--- Begin ---

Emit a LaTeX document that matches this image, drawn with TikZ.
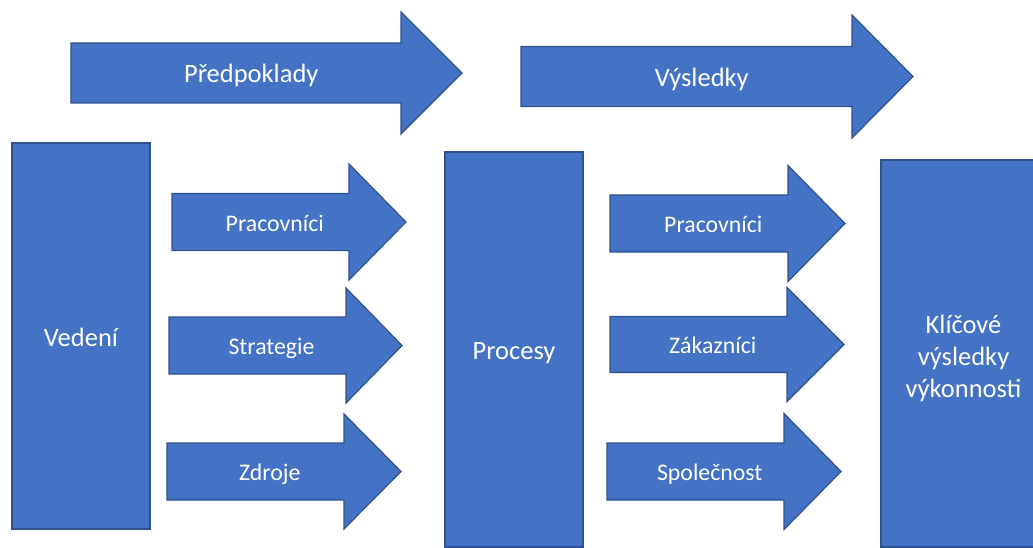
\documentclass[tikz,border=0pt]{standalone}
\usepackage{fontspec}
\setmainfont{Carlito}
\usepackage{xcolor}
\usepackage{tikz}

\definecolor{modra}{HTML}{4472C4}
\definecolor{okraj}{HTML}{2F528F}

\tikzset{
  blok/.style={draw=okraj, fill=modra, line width=1.2pt},
  velky/.style={text=white, inner sep=0pt, font=\fontsize{26.5}{32}\selectfont,
    text height=20pt, text depth=0pt},
  maly/.style={text=white, inner sep=0pt, font=\fontsize{23.8}{29}\selectfont,
    text height=18.4pt, text depth=0pt},
}

% sipka: jmeno, styl, levy okraj, zacatek hrotu, spicka, stred y, pul drieku, pul hrotu, text
\newcommand{\sipka}[9]{%
  \draw[blok] ({#3},{#6-#7}) -- ({#4},{#6-#7}) -- ({#4},{#6-#8}) -- ({#5},{#6})
    -- ({#4},{#6+#8}) -- ({#4},{#6+#7}) -- ({#3},{#6+#7}) -- cycle;
  \node[#2] (#1) at ({(#3+#4)/2+(#5-#4)/4},{#6}) {#9};
}

\begin{document}
\begin{tikzpicture}[x=1pt, y=-1pt]
            \clip (0,0) rectangle (1033,548);
            \sipka{predpoklady}{velky}{71}{401}{462}{73}{30}{61}{Předpoklady}
            \sipka{vysledky}{velky}{521}{852}{913}{76.5}{30}{61.5}{Výsledky}

            \node[blok, velky, minimum width=138pt, minimum height=386pt] at (81, 336) (vedeni) {Vedení};
            \node[blok, velky, minimum width=138pt, minimum height=395pt] at (514, 349.5) (procesy) {Procesy};
            \node[blok, velky, align=center, text height=87pt, minimum width=165pt, minimum height=387pt]
                at (963.5, 353.5) (klicove) {Klíčové\\výsledky\\výkonnosti};

            \sipka{pracovnici}{maly}{172}{349}{406}{222}{28.5}{58}{Pracovníci}
            \sipka{strategie}{maly}{169}{346}{402}{345.5}{28.5}{57.5}{Strategie}
            \sipka{zdroje}{maly}{167}{344}{401}{471.5}{28.5}{57.5}{Zdroje}

            \sipka{pracovnicib}{maly}{610}{788}{845}{223.5}{28.5}{58}{Pracovníci}
            \sipka{zakaznici}{maly}{610}{787}{844}{344.5}{28}{57}{Zákazníci}
            \sipka{spolecnost}{maly}{607}{784}{841}{471.5}{28.5}{58}{Společnost}
        \end{tikzpicture}
\end{document}
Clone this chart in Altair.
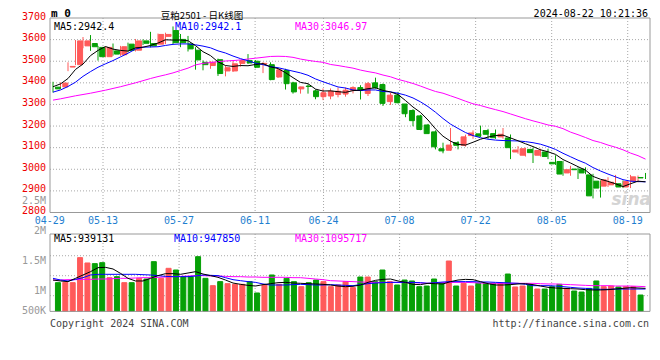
import altair as alt
import pandas as pd

# ---------------- data ----------------
dates = ["04-29", "05-13", "05-27", "06-11", "06-24", "07-08", "07-22", "08-05", "08-19"]
date_idx = [0, 7, 17, 27, 36, 46, 56, 66, 76]

opens = [3380,3381,3473,3484,3571,3582,3564,3521,3548,3530, 3579,3551,3594,3582,3579,3615,3642,3601,3580,3551,
         3495,3480,3507,3455,3455,3490,3503,3500,3487,3484, 3427,3457,3400,3372,3385,3363,3336,3339,3346,3348,
         3366,3378,3351,3400,3392,3313,3343,3302,3272,3247, 3205,3173,3095,3088,3123,3111,3156,3164,3179,3165,
         3150,3145,3080,3065,3092,3065,3080,3032,3036,2983, 3001,3001,2974,2945,2922,2928,2933,2918,2946,2962]
closes = [3372,3399,3476,3594,3594,3567,3521,3564,3533,3567, 3550,3594,3583,3571,3624,3624,3586,3586,3557,3506,
          3484,3495,3443,3470,3488,3503,3492,3472,3490,3415, 3460,3396,3358,3381,3383,3336,3354,3361,3361,3366,
          3378,3366,3396,3378,3305,3343,3308,3257,3225,3184, 3165,3104,3085,3112,3111,3150,3168,3153,3162,3146,
          3162,3100,3089,3095,3077,3087,3059,3025,2978,2998, 2998,2983,2877,2913,2951,2940,2918,2943,2965,2960]
highs = [3405,3402,3495,3598,3612,3621,3571,3568,3582,3571, 3586,3603,3601,3636,3628,3632,3661,3626,3617,3565,
         3504,3500,3512,3480,3500,3506,3533,3505,3495,3495, 3465,3465,3405,3382,3393,3369,3374,3374,3378,3378,
         3384,3389,3404,3424,3397,3354,3358,3302,3278,3252, 3210,3180,3123,3191,3130,3160,3180,3202,3187,3184,
         3191,3161,3107,3100,3100,3095,3095,3065,3039,3016, 3009,3009,2979,2948,2963,2974,2948,2974,2971,2983]
lows = [3355,3375,3454,3482,3560,3548,3503,3518,3526,3525, 3541,3545,3575,3564,3575,3579,3579,3565,3545,3461,
        3458,3465,3432,3430,3450,3475,3488,3468,3445,3412, 3423,3369,3350,3350,3350,3324,3320,3324,3333,3336,
        3351,3323,3339,3373,3293,3298,3305,3241,3199,3181, 3165,3092,3074,3085,3092,3105,3141,3150,3141,3141,
        3141,3047,3072,3059,3029,3059,3047,3020,2970,2970, 2955,2977,2865,2869,2918,2925,2913,2913,2940,2955]

ma5 = [3382,3395,3420,3462,3487,3526,3550,3568,3556,3550, 3547,3562,3565,3573,3584,3599,3598,3598,3595,3572,
       3544,3526,3497,3480,3476,3480,3479,3485,3489,3474, 3466,3447,3424,3402,3396,3371,3362,3363,3359,3356,
       3364,3366,3373,3377,3365,3358,3346,3318,3288,3263, 3228,3187,3153,3130,3115,3112,3125,3139,3149,3156,
       3158,3145,3132,3118,3105,3090,3081,3069,3045,3029, 3012,2996,2967,2954,2944,2933,2920,2933,2945,2942]
ma10 = [3357,3367,3383,3403,3430,3452,3472,3488,3503,3520, 3537,3556,3565,3566,3567,3573,3578,3580,3580,3576,
        3570,3562,3548,3538,3524,3512,3502,3491,3484,3475, 3470,3462,3454,3446,3435,3418,3405,3393,3381,3376,
        3367,3364,3367,3367,3360,3358,3352,3343,3330,3312, 3290,3264,3235,3209,3189,3170,3156,3146,3139,3135,
        3133,3132,3131,3128,3123,3116,3105,3092,3074,3058, 3042,3028,3008,2992,2978,2965,2952,2945,2943,2942]
ma30 = [3320,3326,3333,3340,3346,3352,3359,3366,3374,3382, 3391,3400,3410,3420,3429,3437,3446,3457,3468,3483,
        3490,3494,3498,3501,3503,3506,3510,3514,3518,3522, 3523,3522,3518,3510,3504,3499,3495,3485,3480,3474,
        3468,3459,3452,3446,3436,3428,3416,3407,3397,3385, 3372,3360,3352,3340,3328,3315,3303,3295,3285,3276,
        3267,3256,3245,3234,3224,3215,3205,3199,3188,3172, 3160,3147,3133,3124,3112,3102,3090,3075,3063,3047]

# volume in thousands of lots
vols_k = [1139,1144,1139,1556,1467,1456,1472,1222,1239,1139, 1139,1211,1200,1489,1211,1378,1350,1239,1239,1572,
          1211,1089,1156,1122,1111,1111,1156,967,1100,1267, 1111,1211,1156,1072,1139,1183,1156,1072,1100,1156,
          1056,1233,1233,1156,1350,1156,1100,1183,1167,1072, 1083,1200,1128,1500,1083,1128,1083,1128,1128,1128,
          1128,1283,1067,1083,1111,1033,1033,1072,1111,1044, 1000,983,1044,1167,1072,1083,1067,1072,1072,933]
vma5_k = [1183,1167,1156,1211,1267,1322,1389,1394,1367,1294, 1211,1167,1167,1211,1256,1289,1289,1278,1300,1322,
          1283,1256,1228,1183,1133,1111,1094,1083,1106,1122, 1139,1144,1133,1128,1122,1117,1111,1100,1083,1072,
          1078,1100,1144,1178,1194,1200,1167,1144,1111,1106, 1128,1122,1117,1156,1183,1194,1189,1156,1122,1100,
          1100,1106,1117,1122,1106,1083,1061,1050,1044,1039, 1033,1022,1017,1017,1022,1033,1044,1056,1050,1044]
vma10_k = [1211,1183,1167,1194,1222,1267,1278,1278,1278,1278, 1278,1278,1272,1267,1256,1244,1239,1239,1239,1250,
           1267,1261,1256,1222,1189,1172,1156,1144,1117,1100, 1100,1100,1106,1111,1106,1100,1100,1106,1100,1094,
           1089,1106,1122,1133,1139,1144,1144,1144,1144,1139, 1128,1139,1150,1156,1156,1156,1156,1150,1150,1144,
           1139,1133,1128,1111,1089,1089,1089,1083,1072,1061, 1050,1044,1033,1028,1028,1033,1033,1033,1033,1033]
vma30_k = [1183,1183,1189,1189,1194,1194,1200,1200,1206,1211, 1211,1217,1222,1222,1228,1233,1239,1244,1250,1256,
           1256,1250,1250,1244,1239,1239,1233,1233,1228,1228, 1228,1228,1222,1222,1211,1200,1189,1172,1167,1161,
           1156,1150,1144,1144,1144,1144,1144,1139,1139,1133, 1128,1133,1139,1144,1144,1144,1139,1133,1128,1128,
           1128,1128,1128,1128,1128,1122,1117,1117,1111,1106, 1100,1094,1089,1089,1089,1083,1083,1083,1078,1072]

price_ticks = [2800, 2900, 3000, 3100, 3200, 3300, 3400, 3500, 3600, 3700]
price_grid = [2900, 3000, 3100, 3200, 3300, 3400, 3500, 3600]
vol_ticks = [2500000, 2000000, 1500000, 1000000]
vol_tick_labels = ["2.5M", "2M", "1.5M", "1M"]
vol_grid = [922000, 1255000, 1588000]

# ---------------- styling ----------------
RED = "#ff5a5a"
GREEN = "#06a006"
BLUE = "#0000ff"
MAGENTA = "#ff00ff"
GRID = "#a8a8a8"
BORDER = "#999999"
DATEC = "#1f7fd0"
MONO = "DejaVu Sans Mono"
CJK = "Noto Sans CJK SC"
W = 600
H = 294
P_RANGE = [194.5, 0]
V_BASE = 660000
V_RANGE = [293.4, 216]

n = len(opens)
df = pd.DataFrame({
    "i": list(range(n)), "open": opens, "close": closes, "high": highs, "low": lows,
    "vol": [v * 1000 for v in vols_k],
    "ma5": ma5, "ma10": ma10, "ma30": ma30,
    "vma5": [v * 1000 for v in vma5_k], "vma10": [v * 1000 for v in vma10_k],
    "vma30": [v * 1000 for v in vma30_k],
})
df["dir"] = ["up" if c >= o else "down" for o, c in zip(opens, closes)]

xs = alt.Scale(domain=[-0.4, n - 0.4], zero=False, nice=False)
gs = alt.Scale(domain=[0.03, 78.93], zero=False, nice=False)
ps = alt.Scale(domain=[2800, 3700], range=P_RANGE, zero=False, nice=False)
vs = alt.Scale(domain=[V_BASE, 1950000], range=V_RANGE, zero=False, nice=False)
cs = alt.Scale(domain=["up", "down"], range=[RED, GREEN])

X = alt.X("i:Q", scale=xs, axis=None)
col = alt.Color("dir:N", scale=cs, legend=None)
stk = alt.Stroke("dir:N", scale=cs, legend=None)

base = alt.Chart(df)

# grids
pg = alt.Chart(pd.DataFrame({"p": price_grid})).mark_rule(color=GRID, strokeDash=[1, 2]).encode(
    y=alt.Y("p:Q", scale=ps, axis=None), x=alt.value(0), x2=alt.value(W))
vg = alt.Chart(pd.DataFrame({"v": vol_grid})).mark_rule(color=GRID, strokeDash=[1, 2]).encode(
    y=alt.Y("v:Q", scale=vs, axis=None), x=alt.value(0), x2=alt.value(W))
ddf = pd.DataFrame({"g": date_idx, "d": dates})
ddf_grid = ddf[ddf["g"] > 0]
dg1 = alt.Chart(ddf_grid).mark_rule(color=GRID, strokeDash=[1, 2]).encode(
    x=alt.X("g:Q", scale=gs, axis=None), y=alt.value(0), y2=alt.value(P_RANGE[0]))
dg2 = alt.Chart(ddf_grid).mark_rule(color=GRID, strokeDash=[1, 2]).encode(
    x=alt.X("g:Q", scale=gs, axis=None), y=alt.value(V_RANGE[1]), y2=alt.value(V_RANGE[0]))
dlab = alt.Chart(ddf).mark_text(align="center", baseline="middle", font=MONO, fontSize=10, color=DATEC).encode(
    x=alt.X("g:Q", scale=gs, axis=None), y=alt.value(203), text="d:N")

# candles
wick = base.mark_rule(strokeWidth=1).encode(
    x=X, y=alt.Y("low:Q", scale=ps, axis=None), y2="high:Q", color=col)
body = base.mark_bar(size=5, strokeWidth=1).encode(
    x=X, y=alt.Y("open:Q", scale=ps, axis=None), y2="close:Q", color=col, stroke=stk)
volbar = base.mark_bar(size=5, strokeWidth=1).encode(
    x=X, y=alt.Y("vol:Q", scale=vs, axis=None), y2=alt.datum(V_BASE), color=col, stroke=stk)

def line(field, color, scale):
    return base.mark_line(color=color, strokeWidth=1).encode(
        x=X, y=alt.Y(f"{field}:Q", scale=scale, axis=None))

lines = [line("ma30", MAGENTA, ps), line("ma10", BLUE, ps), line("ma5", "black", ps),
         line("vma30", MAGENTA, vs), line("vma10", BLUE, vs), line("vma5", "black", vs)]

# borders
one = pd.DataFrame({"k": [0]})
b1 = alt.Chart(one).mark_rect(fillOpacity=0, stroke=BORDER, strokeWidth=1).encode(
    x=alt.value(0), x2=alt.value(W), y=alt.value(0), y2=alt.value(P_RANGE[0]))
b2 = alt.Chart(one).mark_rect(fillOpacity=0, stroke=BORDER, strokeWidth=1).encode(
    x=alt.value(0), x2=alt.value(W), y=alt.value(V_RANGE[1]), y2=alt.value(V_RANGE[0]))

# axis labels
plab = alt.Chart(pd.DataFrame({"p": price_ticks, "lab": [str(p) for p in price_ticks]})).mark_text(
    align="right", baseline="middle", dy=-1.5, font=MONO, fontSize=10, color="#ee0000").encode(
    x=alt.value(-4), y=alt.Y("p:Q", scale=ps, axis=None), text="lab:N")
vlab = alt.Chart(pd.DataFrame({"v": vol_ticks, "lab": vol_tick_labels})).mark_text(
    align="right", baseline="middle", font=MONO, fontSize=10, color="#999999").encode(
    x=alt.value(-4), y=alt.Y("v:Q", scale=vs, axis=None), text="lab:N")


def txt(s, x, y, color="black", size=10, align="left", font=MONO, weight="normal", style="normal"):
    return alt.Chart(pd.DataFrame({"t": [s]})).mark_text(
        align=align, baseline="middle", font=font, fontSize=size, fontWeight=weight,
        fontStyle=style, color=color).encode(x=alt.value(x), y=alt.value(y), text="t:N")

texts = [
    txt("m 0", 1, -4, size=11, weight="bold"),
    txt("豆粕2501 - 日K线图", 152, -2.5, size=9.5, align="center", font=CJK),
    txt("2024-08-22 10:21:36", 598, -4, align="right"),
    txt("MA5:2942.4", 4, 8.5),
    txt("MA10:2942.1", 125, 8.5, BLUE),
    txt("MA30:3046.97", 245, 8.5, MAGENTA),
    txt("MA5:939131", 4, 220.5),
    txt("MA10:947850", 124, 220.5, BLUE),
    txt("MA30:1095717", 245, 220.5, MAGENTA),
    txt("500K", -4, 293, "#999999", align="right"),
    txt("Copyright 2024 SINA.COM", 0, 306, "#444444"),
    txt("http://finance.sina.com.cn", 599, 306, "#444444", align="right"),
    txt("sina", 601, 182, "#d4d4d4", size=17, align="right", font="DejaVu Sans", weight="bold", style="italic"),
]

chart = alt.layer(
    pg, vg, dg1, dg2, wick, body, volbar, *lines, b1, b2, plab, vlab, dlab, *texts
).resolve_scale(
    x="independent", y="independent"
).properties(
    width=W, height=H,
    autosize=alt.AutoSizeParams(type="none"),
    padding={"left": 42, "top": 10, "right": 2, "bottom": 30},
    background="white",
).configure_view(stroke=None)

chart.save("out.html", embed_options={"renderer": "svg", "actions": False})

--- End ---

▸ Given task
Every line from the one containing "Clone this chart in Altair." to the one containing "date_idx = [0, 7, 17, 27, 36, 46, 56, 66, 76]" should be output exactly, both ends included. Nothing else goes in, and no pictures either.

▸ Exercise response
Clone this chart in Altair.
import altair as alt
import pandas as pd

# ---------------- data ----------------
dates = ["04-29", "05-13", "05-27", "06-11", "06-24", "07-08", "07-22", "08-05", "08-19"]
date_idx = [0, 7, 17, 27, 36, 46, 56, 66, 76]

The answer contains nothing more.